WHAT TO WORK ON: Examine the entries below, count the lines holding the string "diagram", and respond with the number only.

EXTRACTED MATERIAL:
— start —

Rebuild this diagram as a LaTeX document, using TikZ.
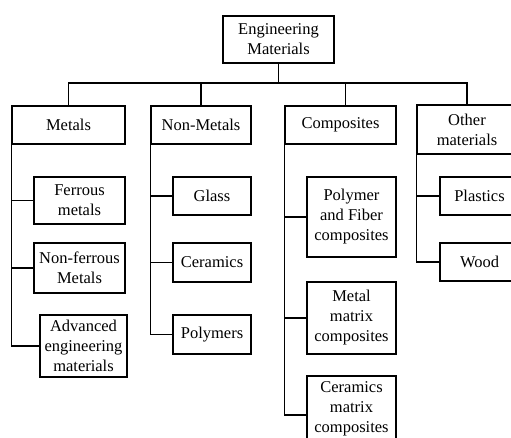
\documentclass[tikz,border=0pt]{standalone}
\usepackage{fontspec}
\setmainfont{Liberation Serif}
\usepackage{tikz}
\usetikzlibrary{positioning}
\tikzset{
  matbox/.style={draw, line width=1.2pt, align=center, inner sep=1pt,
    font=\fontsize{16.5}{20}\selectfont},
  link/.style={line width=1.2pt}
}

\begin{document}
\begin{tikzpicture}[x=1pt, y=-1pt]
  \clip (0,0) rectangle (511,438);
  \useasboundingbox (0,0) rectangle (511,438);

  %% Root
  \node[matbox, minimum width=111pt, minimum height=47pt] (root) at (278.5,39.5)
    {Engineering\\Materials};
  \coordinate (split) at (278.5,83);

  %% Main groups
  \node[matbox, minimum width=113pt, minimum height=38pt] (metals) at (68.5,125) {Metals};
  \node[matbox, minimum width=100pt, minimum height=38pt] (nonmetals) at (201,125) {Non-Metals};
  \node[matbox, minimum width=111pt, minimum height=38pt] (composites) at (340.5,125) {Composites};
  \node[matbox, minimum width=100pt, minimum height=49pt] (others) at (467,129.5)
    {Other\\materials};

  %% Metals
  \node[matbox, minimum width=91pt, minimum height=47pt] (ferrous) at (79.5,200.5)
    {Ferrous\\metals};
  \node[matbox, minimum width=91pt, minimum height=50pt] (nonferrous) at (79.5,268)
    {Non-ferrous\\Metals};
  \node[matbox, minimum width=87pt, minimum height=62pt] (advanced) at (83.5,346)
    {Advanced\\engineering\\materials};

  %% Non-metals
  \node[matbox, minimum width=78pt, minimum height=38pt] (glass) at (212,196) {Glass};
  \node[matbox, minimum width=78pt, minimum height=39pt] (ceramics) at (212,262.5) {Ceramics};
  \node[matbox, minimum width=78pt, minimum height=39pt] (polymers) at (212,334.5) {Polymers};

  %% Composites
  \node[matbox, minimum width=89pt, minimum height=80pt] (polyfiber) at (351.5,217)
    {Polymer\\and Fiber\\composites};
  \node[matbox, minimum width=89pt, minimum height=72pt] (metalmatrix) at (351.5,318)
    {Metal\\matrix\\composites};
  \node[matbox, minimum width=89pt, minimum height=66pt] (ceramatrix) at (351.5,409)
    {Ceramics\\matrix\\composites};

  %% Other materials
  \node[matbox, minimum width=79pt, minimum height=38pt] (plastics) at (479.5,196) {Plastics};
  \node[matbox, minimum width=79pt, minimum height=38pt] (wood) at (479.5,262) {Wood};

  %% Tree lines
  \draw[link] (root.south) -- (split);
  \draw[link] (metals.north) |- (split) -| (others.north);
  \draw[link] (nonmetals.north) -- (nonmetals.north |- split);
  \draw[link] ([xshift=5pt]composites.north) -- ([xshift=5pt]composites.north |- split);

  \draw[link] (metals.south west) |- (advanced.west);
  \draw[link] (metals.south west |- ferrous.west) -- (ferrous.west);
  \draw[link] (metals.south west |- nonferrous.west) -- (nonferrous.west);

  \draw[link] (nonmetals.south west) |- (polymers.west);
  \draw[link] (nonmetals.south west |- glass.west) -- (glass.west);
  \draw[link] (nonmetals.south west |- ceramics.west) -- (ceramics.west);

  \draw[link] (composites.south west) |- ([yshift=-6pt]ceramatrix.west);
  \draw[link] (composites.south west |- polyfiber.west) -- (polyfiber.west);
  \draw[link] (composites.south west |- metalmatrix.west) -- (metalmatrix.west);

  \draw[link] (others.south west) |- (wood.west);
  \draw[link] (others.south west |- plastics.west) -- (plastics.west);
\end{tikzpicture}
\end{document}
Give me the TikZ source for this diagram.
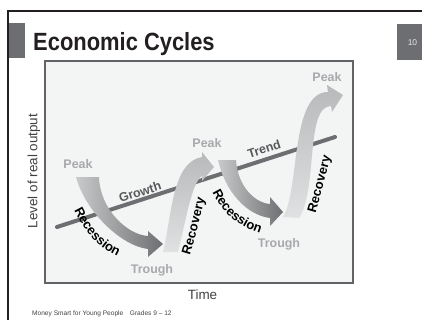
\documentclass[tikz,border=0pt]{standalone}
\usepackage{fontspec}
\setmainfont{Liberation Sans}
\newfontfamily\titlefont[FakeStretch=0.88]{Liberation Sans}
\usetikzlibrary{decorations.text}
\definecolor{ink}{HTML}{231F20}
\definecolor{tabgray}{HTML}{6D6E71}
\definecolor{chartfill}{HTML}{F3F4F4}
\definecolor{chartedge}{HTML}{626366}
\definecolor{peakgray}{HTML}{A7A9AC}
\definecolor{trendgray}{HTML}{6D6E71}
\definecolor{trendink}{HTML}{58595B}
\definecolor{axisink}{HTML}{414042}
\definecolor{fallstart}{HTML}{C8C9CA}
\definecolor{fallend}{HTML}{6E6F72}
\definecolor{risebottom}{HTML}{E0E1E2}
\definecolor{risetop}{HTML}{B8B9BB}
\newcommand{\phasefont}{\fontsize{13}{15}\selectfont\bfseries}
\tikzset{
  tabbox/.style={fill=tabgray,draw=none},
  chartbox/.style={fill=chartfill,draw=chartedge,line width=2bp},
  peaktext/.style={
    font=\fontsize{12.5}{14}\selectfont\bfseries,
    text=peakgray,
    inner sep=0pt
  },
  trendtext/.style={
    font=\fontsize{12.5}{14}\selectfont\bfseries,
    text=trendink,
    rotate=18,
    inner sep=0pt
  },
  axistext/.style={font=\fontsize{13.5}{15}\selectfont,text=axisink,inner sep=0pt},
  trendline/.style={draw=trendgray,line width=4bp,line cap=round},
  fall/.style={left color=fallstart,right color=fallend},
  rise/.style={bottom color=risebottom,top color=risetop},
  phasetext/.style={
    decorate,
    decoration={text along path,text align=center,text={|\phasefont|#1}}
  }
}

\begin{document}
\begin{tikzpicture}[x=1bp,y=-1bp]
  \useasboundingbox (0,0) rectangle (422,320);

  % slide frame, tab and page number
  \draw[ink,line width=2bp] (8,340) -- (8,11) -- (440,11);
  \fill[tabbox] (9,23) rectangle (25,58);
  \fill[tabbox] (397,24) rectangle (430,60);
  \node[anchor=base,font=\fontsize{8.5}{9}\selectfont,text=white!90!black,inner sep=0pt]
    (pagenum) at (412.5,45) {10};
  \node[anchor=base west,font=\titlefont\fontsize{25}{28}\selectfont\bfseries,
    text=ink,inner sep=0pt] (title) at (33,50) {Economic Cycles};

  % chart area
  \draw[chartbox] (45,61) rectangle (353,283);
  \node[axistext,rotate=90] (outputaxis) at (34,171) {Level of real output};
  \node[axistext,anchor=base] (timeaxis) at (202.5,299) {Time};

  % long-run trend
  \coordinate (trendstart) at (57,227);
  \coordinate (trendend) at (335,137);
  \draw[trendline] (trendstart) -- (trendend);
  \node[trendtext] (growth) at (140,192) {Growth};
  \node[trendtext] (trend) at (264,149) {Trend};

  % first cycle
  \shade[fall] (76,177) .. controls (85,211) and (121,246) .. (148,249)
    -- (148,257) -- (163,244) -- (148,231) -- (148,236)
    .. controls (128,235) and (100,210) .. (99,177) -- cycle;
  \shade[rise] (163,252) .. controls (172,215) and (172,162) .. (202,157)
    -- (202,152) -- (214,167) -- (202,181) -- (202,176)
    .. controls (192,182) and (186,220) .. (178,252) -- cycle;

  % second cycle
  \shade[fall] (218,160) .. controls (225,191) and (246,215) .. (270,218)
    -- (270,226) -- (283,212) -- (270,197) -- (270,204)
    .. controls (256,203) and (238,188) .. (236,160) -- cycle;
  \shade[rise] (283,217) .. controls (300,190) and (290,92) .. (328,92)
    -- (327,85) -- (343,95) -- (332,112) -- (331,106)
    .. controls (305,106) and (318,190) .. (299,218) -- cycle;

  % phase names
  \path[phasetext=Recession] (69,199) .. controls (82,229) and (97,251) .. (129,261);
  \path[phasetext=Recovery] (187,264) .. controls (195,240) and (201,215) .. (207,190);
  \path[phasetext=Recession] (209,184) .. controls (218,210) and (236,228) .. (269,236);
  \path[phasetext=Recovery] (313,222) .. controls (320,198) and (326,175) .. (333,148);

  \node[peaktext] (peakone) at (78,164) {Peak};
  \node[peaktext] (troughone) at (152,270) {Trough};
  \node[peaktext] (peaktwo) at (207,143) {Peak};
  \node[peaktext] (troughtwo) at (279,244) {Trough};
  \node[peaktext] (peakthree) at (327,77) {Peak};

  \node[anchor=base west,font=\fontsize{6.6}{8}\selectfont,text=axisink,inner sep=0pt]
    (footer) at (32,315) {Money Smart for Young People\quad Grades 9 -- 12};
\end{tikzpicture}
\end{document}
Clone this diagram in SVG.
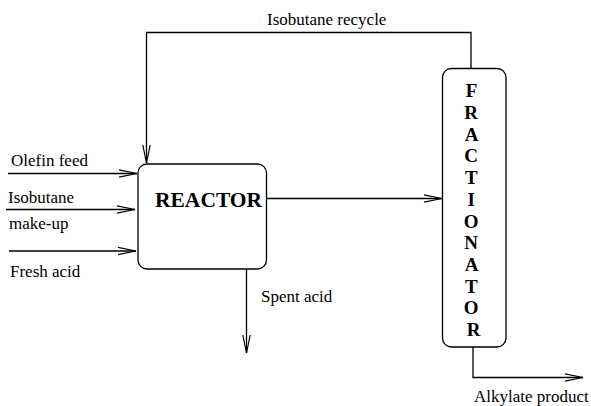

— end —

OUTPUT OF THE TASK: 3